Pour qui l’avait connu, Jean-Pierre Vovoti Kpomblékou était à son travail déjà à 6h du matin. Particulièrement organisé, il était l’homme qui aimait prendre de l’avance sur tout. On retient de son passage à la Mairie de Lomé, des négociations avec la ville de Lyon pour aider à organiser le transport urbain à Lomé. On ne comprendra jamais pourquoi, certains bus envoyés dans le cadre de ce partenariat ont été encore des années parqués avant de circuler il y a peu dans les rues de Lomé sous la bannière de Sotral. Il avait souhaité, hélas en vain, que la Mairie de Lomé s’engagea dans des projets culturels novateurs et dans d’autres réformes. On pourrait résumer ses souhaits en ces termes : au Togo, on n’aime pas les idées qui font avancer et surtout, la continuité administrative n’est que vain slogan.

Kpomblékou était fidèle dans l’amitié. Homme au grand cœur malgré son apparence bourrue, il aimait porter secours et assistance, tel Zembla (le sobriquet qu’il partage avec certains de ses camarades d’école normale) dans les aventures de la jungle. Je retiens de lui ce principe simple : lorsque quelqu’un perd un parent, c’est bien en ce moment qu’il faut lui porter assistance, pas quand il s’est déjà débattu pour faire face aux dépenses des obsèques.

Jeté en pâture à la vie, aux milles paradoxes

Vovoti Mawuli Kpomblékou souriant
Vovoti Mawuli Kpomblékou souriant

Peut être que c’est une lapalissade que tout le monde reste marqué au fer rouge par les paradoxes des choix du destin. Mais Kavé Eim avait le plus expérimenté cette jungle qu’est l’existence humaine, étrange et impitoyable dans ses « décisions ». Premier et unique fils de sa mère, à 3 ans, il perd celle-ci. Son père le confia alors à sa première épouse qui n’avait pas d’enfant. À 24 ans, il perdra également cette seconde mère, sans avoir eu à la remercier.

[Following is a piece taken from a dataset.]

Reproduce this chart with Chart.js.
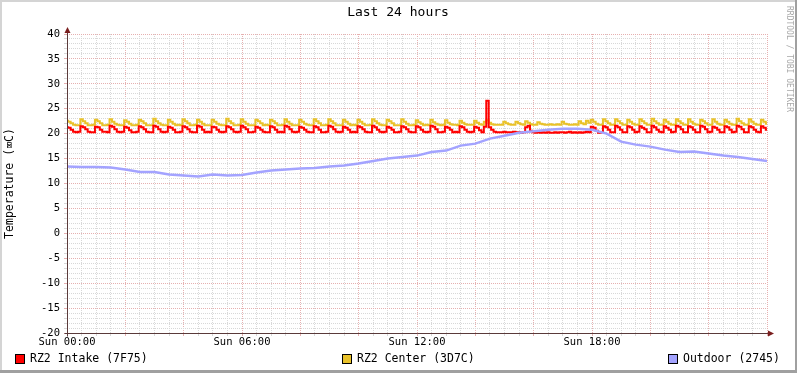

Aussi, Paradoxe est-il marqué par l’image des deux mères : l’une « inconnue », l’autre « lointaine ». Au soir de sa vie, tout comme tout au long de cette existence pleine de contradictions, le poète avait senti le besoin de remonter à rebours le cours du temps. Pour s’épancher, se confesser à lui-même ses joies et ses peines, remercier ses amis et les proches tout en soulignant les contrastes de l’humaine condition.

Paradoxe est donc tout à la fois une poésie de la vie et celle de la mort. Le paradoxe est là quand Kavé Eim parle à la fois de « solitude  accompagnée » et de joie et bonheur, d’abondance et de grisaille, de souffrance de l’être sevré tôt d’affection maternelle. Le paradoxe est là quand le poète parle de cette mère à la fois « éphémère », « lointaine » et « vivante ».

Le paradoxe, c’est aussi lorsque, dans le poème intitulé la « fureur du tigre », le poète recourt à la métaphore de tigre et de panthère pour personnaliser la relation des fils et filles d’une même nation, divisés par des querelles intestines à qui il est demandé d’abandonner la rancœur et la dissension pour s’unir :

« Fils du tigre, filles de panthère

Soyez fiers de votre unique destin. »

Le poète y parle de sa foi en l’avenir, de sa conviction que l’union débouche sur le progrès, la prospérité, le développement, que le travail n’est pas ingrat :« L’avenir vous appartient……. »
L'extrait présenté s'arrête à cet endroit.